Something and nothing.
Can “Something Come From Nothing?”
First you must have definitions for “something” and “nothing,” and also “cause,” because you cannot answer the question without knowing what they are.
If the word “something” pertains to ‘presently existing spatial entities,’ then the word “nothing” is its antithesis, a ‘non-temporal non-spatial non-entity.’
while the word “cause,’ in the most general sense, refers to ‘a necessary relation between entities in which the latter follows necessarily from (i.e. is caused by) the former’
the answer is simple, and it lies in a category of being that was not introduced in the definitions, that of ‘potentiality;’ that is to say that something cannot be caused by nothing because the difference between something and nothing is that something possesses the potential to become over time, but nothing does not (in the absolute sense), and this is because becoming necessitates duration, but nothing is non-temporal.

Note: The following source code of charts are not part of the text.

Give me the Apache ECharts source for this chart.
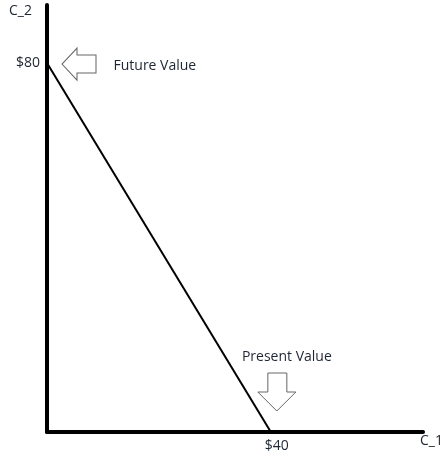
<!DOCTYPE html>
<html>
<head>
<meta charset="utf-8">
<script src="https://cdn.jsdelivr.net/npm/echarts@6/dist/echarts.min.js"></script>
<style>
  html, body { margin: 0; padding: 0; background: #fff; }
  #chart { width: 446px; height: 457px; }
</style>
</head>
<body>
<div id="chart"></div>
<script>
// budget line: all money spent today vs. all money tomorrow
const budgetLine = [[0, 80], [40, 0]];
const xTicks = [40];
const yTicks = [80];
const notes = [
  { name: 'Future Value', coord: [0, 80] },
  { name: 'Present Value', coord: [40, 0] }
];

const FONT = '"Open Sans", "Noto Sans", sans-serif';
const TEXT = '#1e2633';
// hollow block arrows drawn as path symbols
const LEFT_ARROW = 'path://M0,16 L15,0 L15,7 L34,7 L34,25 L15,25 L15,32 Z';
const DOWN_ARROW = 'path://M10,0 L29,0 L29,19 L38,19 L19,38 L0,19 L10,19 Z';

const chart = echarts.init(document.getElementById('chart'), null, { renderer: 'canvas' });

chart.setOption({
  animation: false,
  backgroundColor: '#fff',
  grid: { left: 47, right: 21, top: 5, bottom: 25, containLabel: false },
  xAxis: {
    type: 'value',
    min: 0,
    max: 67.2,
    name: 'C_1',
    nameLocation: 'end',
    nameGap: -3,
    nameTextStyle: { color: TEXT, fontSize: 14, fontFamily: FONT, verticalAlign: 'top', align: 'left', padding: [2, 0, 0, 0] },
    axisLine: { lineStyle: { color: '#000', width: 4 } },
    axisTick: { show: false },
    splitLine: { show: false },
    axisLabel: {
      customValues: xTicks,
      formatter: (v) => '$' + v,
      color: TEXT,
      fontSize: 14,
      fontFamily: FONT,
      margin: 7,
      padding: [0, 0, 0, 12]
    }
  },
  yAxis: {
    type: 'value',
    min: 0,
    max: 92.6,
    name: 'C_2',
    nameLocation: 'end',
    nameGap: -13,
    nameTextStyle: { color: TEXT, fontSize: 14, fontFamily: FONT, align: 'right', padding: [0, 15, 0, 0] },
    axisLine: { lineStyle: { color: '#000', width: 4 } },
    axisTick: { show: false },
    splitLine: { show: false },
    axisLabel: {
      customValues: yTicks,
      formatter: (v) => '$' + v,
      color: TEXT,
      fontSize: 14,
      fontFamily: FONT,
      margin: 7,
      padding: [0, 0, 6, 0]
    }
  },
  series: [{
    type: 'line',
    data: budgetLine,
    symbol: 'none',
    lineStyle: { color: '#000', width: 2 },
    markPoint: {
      silent: true,
      data: [
        {
          name: notes[0].name,
          coord: notes[0].coord,
          symbol: LEFT_ARROW,
          symbolSize: [34, 32],
          symbolOffset: [32, 1],
          itemStyle: { color: '#fff', borderColor: '#666', borderWidth: 1 },
          label: { show: true, position: 'right', distance: 17, offset: [0, 2], formatter: notes[0].name, color: TEXT, fontSize: 14, fontFamily: FONT }
        },
        {
          name: notes[1].name,
          coord: notes[1].coord,
          symbol: DOWN_ARROW,
          symbolSize: [38, 38],
          symbolOffset: [6, -40],
          itemStyle: { color: '#fff', borderColor: '#666', borderWidth: 1 },
          label: { show: true, position: 'top', distance: 8, offset: [10, 0], formatter: notes[1].name, color: TEXT, fontSize: 14, fontFamily: FONT }
        }
      ]
    }
  }]
});
</script>
</body>
</html>
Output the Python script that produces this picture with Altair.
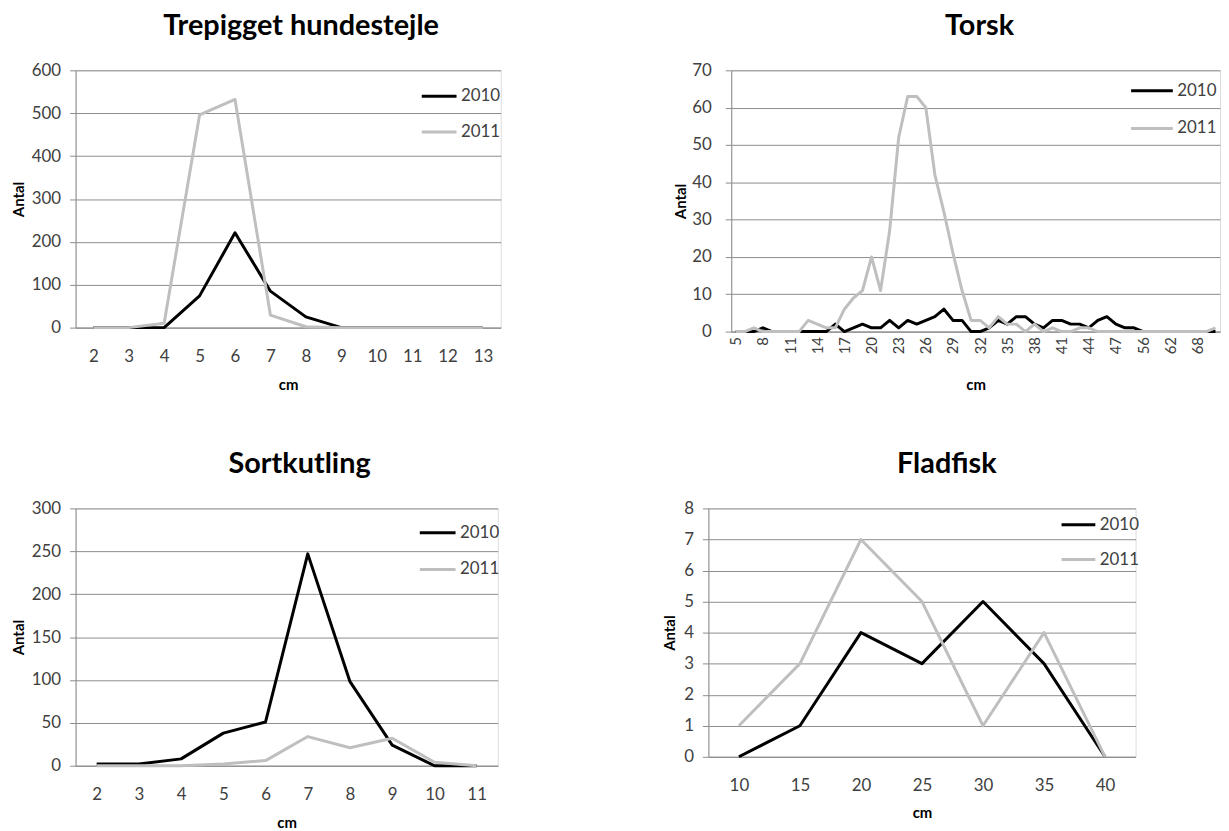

it necessarily follows that something, in the spatial and temporal sense, cannot come from nothing, in the non-temporal sense.
this means that something must come from something, that is, something which has the potential to become something which is non-identical to itself (in some respect). however, it need not be the case that that something be spatial in the sense of having spatially extended dimensions, but may be non-spatial in the sense that it is a non-dimensional point which has position rather than spatial extension.
the question then becomes what is both durational and non-spatial, has the potential to become contained within itself, and exists eternally? these are the properties of the only externally existing entity.